DATA EXTRACT
══════════
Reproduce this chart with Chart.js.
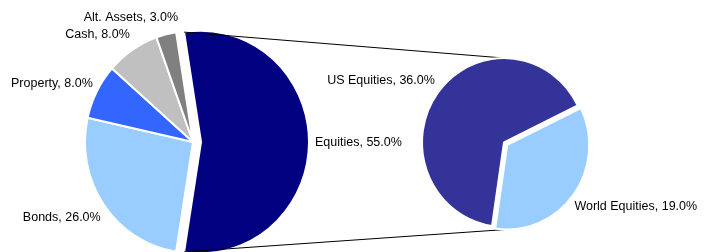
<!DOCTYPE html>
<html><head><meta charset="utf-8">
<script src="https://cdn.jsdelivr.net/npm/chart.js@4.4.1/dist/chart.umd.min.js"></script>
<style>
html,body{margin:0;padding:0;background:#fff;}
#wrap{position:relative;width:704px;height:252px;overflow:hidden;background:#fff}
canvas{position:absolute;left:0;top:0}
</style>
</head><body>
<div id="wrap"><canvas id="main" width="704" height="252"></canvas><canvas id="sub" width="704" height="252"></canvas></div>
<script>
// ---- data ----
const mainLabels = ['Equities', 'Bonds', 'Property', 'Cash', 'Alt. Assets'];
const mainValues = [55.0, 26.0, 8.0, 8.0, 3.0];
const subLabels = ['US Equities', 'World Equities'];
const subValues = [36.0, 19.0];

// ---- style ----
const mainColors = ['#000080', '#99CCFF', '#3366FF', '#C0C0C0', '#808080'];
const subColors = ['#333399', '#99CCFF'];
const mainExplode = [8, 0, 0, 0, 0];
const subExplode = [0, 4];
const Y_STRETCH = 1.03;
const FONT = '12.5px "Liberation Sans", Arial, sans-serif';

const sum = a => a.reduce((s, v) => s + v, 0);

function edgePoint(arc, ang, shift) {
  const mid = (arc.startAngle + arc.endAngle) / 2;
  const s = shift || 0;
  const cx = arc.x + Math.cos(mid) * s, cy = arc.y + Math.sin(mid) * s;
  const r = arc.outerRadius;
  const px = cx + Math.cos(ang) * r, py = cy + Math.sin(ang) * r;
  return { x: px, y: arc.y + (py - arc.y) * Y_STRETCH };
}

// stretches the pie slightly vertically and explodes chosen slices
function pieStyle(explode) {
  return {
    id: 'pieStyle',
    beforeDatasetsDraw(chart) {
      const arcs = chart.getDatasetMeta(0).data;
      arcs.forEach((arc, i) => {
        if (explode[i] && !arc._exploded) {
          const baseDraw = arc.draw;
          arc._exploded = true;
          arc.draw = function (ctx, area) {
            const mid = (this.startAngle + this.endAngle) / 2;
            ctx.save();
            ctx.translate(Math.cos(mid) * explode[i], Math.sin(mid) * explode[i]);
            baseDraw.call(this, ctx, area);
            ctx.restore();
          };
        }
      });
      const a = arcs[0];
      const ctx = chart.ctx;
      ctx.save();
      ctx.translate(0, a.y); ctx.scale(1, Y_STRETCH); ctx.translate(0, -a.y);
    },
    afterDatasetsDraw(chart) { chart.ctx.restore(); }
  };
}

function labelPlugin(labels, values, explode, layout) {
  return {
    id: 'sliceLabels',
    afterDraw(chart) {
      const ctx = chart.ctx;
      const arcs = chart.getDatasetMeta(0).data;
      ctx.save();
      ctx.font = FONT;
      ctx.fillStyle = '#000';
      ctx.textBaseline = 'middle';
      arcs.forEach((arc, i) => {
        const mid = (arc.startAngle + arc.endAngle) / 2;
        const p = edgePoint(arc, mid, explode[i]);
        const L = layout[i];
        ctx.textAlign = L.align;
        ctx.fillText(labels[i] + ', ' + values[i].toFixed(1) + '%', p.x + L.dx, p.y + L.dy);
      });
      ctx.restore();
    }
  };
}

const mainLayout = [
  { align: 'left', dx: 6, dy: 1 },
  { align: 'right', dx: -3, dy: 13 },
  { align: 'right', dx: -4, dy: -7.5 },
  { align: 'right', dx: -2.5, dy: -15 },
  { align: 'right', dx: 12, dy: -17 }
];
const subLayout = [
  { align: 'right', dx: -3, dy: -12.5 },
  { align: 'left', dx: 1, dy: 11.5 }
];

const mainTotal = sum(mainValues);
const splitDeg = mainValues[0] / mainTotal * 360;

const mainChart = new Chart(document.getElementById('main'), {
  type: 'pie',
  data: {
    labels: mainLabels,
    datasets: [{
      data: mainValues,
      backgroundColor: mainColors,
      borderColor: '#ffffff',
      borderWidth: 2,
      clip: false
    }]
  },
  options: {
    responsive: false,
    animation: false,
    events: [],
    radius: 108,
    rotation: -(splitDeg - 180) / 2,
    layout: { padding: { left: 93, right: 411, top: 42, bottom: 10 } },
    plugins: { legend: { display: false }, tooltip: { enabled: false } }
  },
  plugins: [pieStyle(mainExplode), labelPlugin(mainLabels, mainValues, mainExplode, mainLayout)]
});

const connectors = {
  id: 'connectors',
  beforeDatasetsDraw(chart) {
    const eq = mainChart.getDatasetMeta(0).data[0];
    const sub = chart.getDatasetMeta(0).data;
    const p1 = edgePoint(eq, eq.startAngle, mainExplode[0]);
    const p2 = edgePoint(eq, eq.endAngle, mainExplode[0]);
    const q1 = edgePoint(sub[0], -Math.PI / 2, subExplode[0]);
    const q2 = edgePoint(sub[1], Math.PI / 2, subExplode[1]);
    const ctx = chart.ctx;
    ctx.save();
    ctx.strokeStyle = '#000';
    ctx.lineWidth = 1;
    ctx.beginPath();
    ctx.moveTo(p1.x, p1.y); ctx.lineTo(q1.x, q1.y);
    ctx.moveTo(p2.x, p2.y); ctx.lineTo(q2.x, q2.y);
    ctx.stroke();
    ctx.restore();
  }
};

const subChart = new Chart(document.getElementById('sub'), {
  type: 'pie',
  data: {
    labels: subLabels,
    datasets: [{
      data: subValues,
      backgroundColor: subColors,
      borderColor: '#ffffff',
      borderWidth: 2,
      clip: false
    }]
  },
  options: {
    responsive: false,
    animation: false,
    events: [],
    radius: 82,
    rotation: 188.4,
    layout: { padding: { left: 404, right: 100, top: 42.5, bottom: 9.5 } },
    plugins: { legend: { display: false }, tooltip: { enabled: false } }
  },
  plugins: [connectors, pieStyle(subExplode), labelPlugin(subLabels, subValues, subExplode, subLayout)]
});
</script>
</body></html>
══════════
TASK DETAILS
Search the lines for "this". Copy each line that has it.

ANSWER TO THE PROBLEM
Reproduce this chart with Chart.js.
            const mid = (this.startAngle + this.endAngle) / 2;
            baseDraw.call(this, ctx, area);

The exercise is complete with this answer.